The Business Improvement Area (BIA), a funding source for the tourism agency, currently gets a 2 percent assessment on all lodging businesses that report revenue of $350,000 or more annually. The current expected revenue from the BIA is over $6 million. The district includes the entirety of Sonoma County and every incorporated city except Sonoma and Healdsburg.
Businesses that fall beneath that financial threshold, including the numerous vacation rentals in the county and its jurisdictions, pay no such assessment. As a result, the messaging of the SCT is supportive of larger hotels, and not so much of B& Bs and many vacation rentals.
Sonoma County Tourism would like to see the threshold disappear and all overnight rental businesses contribute to its funding, which would mean a significant increase in funds to cover operating expenses.
The proposed removal of the minimum revenue threshold would result in an estimated $2.1 to $2.5 million increase in assessments collected annually from approximately 3,800 operators with revenue less than $350,000, according to a press release from the Board of Supervisors.
“In arguing for the expanded [assessment], SCT believes that now is the time to eliminate the revenue threshold so that short-term rentals can enjoy greater visibility across SCT’s marketing channels and benefit from the robust marketing programs,” says Claudia Vecchio, president and CEO of Sonoma County Tourism. “This proposed amendment is called the Responsible Tourism Assessment because it helps to fund programs designed to shape consumer behavior and ultimately protect and preserve Sonoma County’s cultural and natural resources.”
It’s not difficult to break down the math: If $350,000 is the annual revenue floor, that means any such business would need to gross about $1,000 a day to qualify for the assessment ($959 to be more precise).
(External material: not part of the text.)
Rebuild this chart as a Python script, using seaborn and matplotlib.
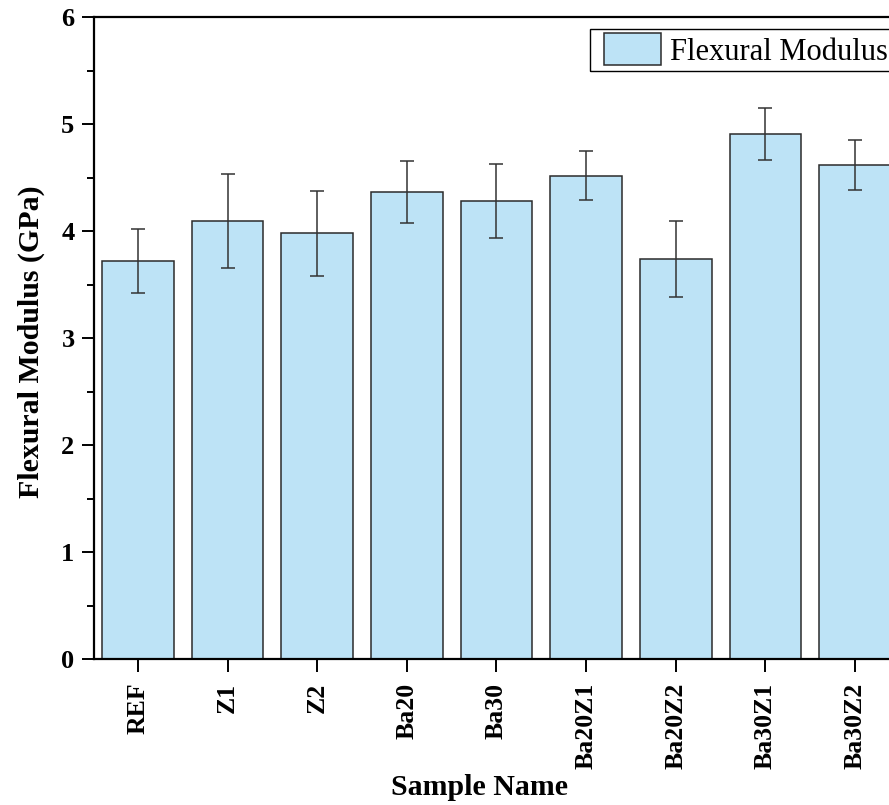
import matplotlib
matplotlib.use("Agg")
import matplotlib.pyplot as plt
from matplotlib.ticker import MultipleLocator
from matplotlib.patches import Rectangle
import seaborn as sns
import pandas as pd

# Flexural modulus per sample (mean and standard deviation, GPa)
samples = ["REF", "Z1", "Z2", "Ba20", "Ba30", "Ba20Z1", "Ba20Z2", "Ba30Z1", "Ba30Z2"]
modulus = [3.72, 4.10, 3.98, 4.37, 4.28, 4.52, 3.74, 4.91, 4.62]
modulus_sd = [0.30, 0.44, 0.40, 0.29, 0.345, 0.23, 0.355, 0.24, 0.23]

sns.set_theme(style="ticks")
plt.rcParams["font.family"] = ["Liberation Serif", "DejaVu Serif"]
plt.rcParams["text.color"] = "black"
plt.rcParams["axes.labelcolor"] = "black"
plt.rcParams["xtick.color"] = "black"
plt.rcParams["ytick.color"] = "black"

df = pd.DataFrame({"Sample": samples, "Modulus": modulus, "SD": modulus_sd})

W, H = 889, 805
fig = plt.figure(figsize=(W / 100, H / 100), dpi=100)
ax = fig.add_axes([0.1057, 0.1814, 0.9055, 0.797])

fill = "#bde3f6"
edge = "#2b2b2b"
sns.barplot(data=df, x="Sample", y="Modulus", color=fill, saturation=1,
            edgecolor=edge, linewidth=1.1, width=0.8, errorbar=None,
            label="Flexural Modulus", ax=ax)

pos = list(range(len(samples)))
ax.errorbar(pos, df["Modulus"], yerr=df["SD"], fmt="none",
            ecolor="#333333", elinewidth=1.1, capsize=5, capthick=1.1)

ax.set_ylim(0, 6)
ax.set_xlim(-0.49, len(samples) - 0.51)
ax.yaxis.set_major_locator(MultipleLocator(1))
ax.yaxis.set_minor_locator(MultipleLocator(0.5))

for side in ["left", "bottom", "top", "right"]:
    ax.spines[side].set_linewidth(1.6)
    ax.spines[side].set_color("black")

ax.tick_params(axis="y", which="major", direction="out", length=9, width=1.4,
               labelsize=19, pad=5)
ax.tick_params(axis="y", which="minor", direction="out", length=5, width=1.4)
ax.tick_params(axis="x", which="major", direction="out", length=9, width=1.4,
               labelsize=18.5, pad=8, labelrotation=90)
for lbl in ax.get_xticklabels() + ax.get_yticklabels():
    lbl.set_fontweight("bold")

ax.set_xlabel("Sample Name", fontsize=21.5, fontweight="bold")
ax.set_ylabel("Flexural Modulus (GPa)", fontsize=21.5, fontweight="bold")
ax.xaxis.label.set_va("center")
ax.yaxis.label.set_va("center")
ax.xaxis.set_label_coords(0.479, -0.201)
ax.yaxis.set_label_coords(-0.078, 0.494)

# legend without its own frame; the frame is drawn as a separate box
leg = ax.legend(loc="upper left", bbox_to_anchor=(592 / W, 1 - 21 / H),
                bbox_transform=fig.transFigure, fontsize=22, frameon=False,
                handlelength=1.86, handleheight=1.24, handletextpad=0.3,
                borderpad=0.4, borderaxespad=0)
fig.patches.append(Rectangle((590 / W, 1 - 71 / H), 320 / W, 42 / H,
                             transform=fig.transFigure, fill=False,
                             edgecolor="black", linewidth=1.0, zorder=5))

fig.savefig("out.png", dpi=100)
That leaves a lot of hosts falling below that level of income, but whether or not all of them can afford a 2 percent levy is another question.
Carl Jaeger, a member of a grassroots organization called the Sonoma County Coalition of Hosts, said members are skeptical of the proposal, though not necessarily opposed to expanding the income set.
“To protect the lower-income families among us who might be impacted by this, we are wondering if there is a better threshold between $0 and $350K. For those people in Sonoma County earning less than $100,000 from their home-sharing, this might be too burdensome,” he said.
Jaeger cited an untold number of hosts who supplement their income with home-sharing and “often use this as a way to afford staying in Sonoma County, aging in home, making much-needed repairs, and other expenses. Have you seen the cost of a new roof lately?”
The board of supervisors was reluctant to adopt Sonoma County Tourism’s new funding schedule without getting input from the wider community, and even then, such increases in assessment can be voided if more than 50 percent of the affected businesses object.
The board will have a public meeting on Nov. 1 to discuss the issue, although the SCT held two meetings, on Oct. 25 and Oct. 27, to discuss the process and answer questions. Not to be left out, the Coalition of Hosts will hold its own meeting on Oct. 30 to evaluate its options in light of the SCT discussions.
“Our meeting of hosts, scheduled for Oct. 30, is a closed meeting to discuss what we learn from the tourism board sessions and other sources,” said Jaeger. “This should help all hosts form their own opinion.”
The final public hearing will come before the Board of Supervisors at its regular Dec. 23 meeting.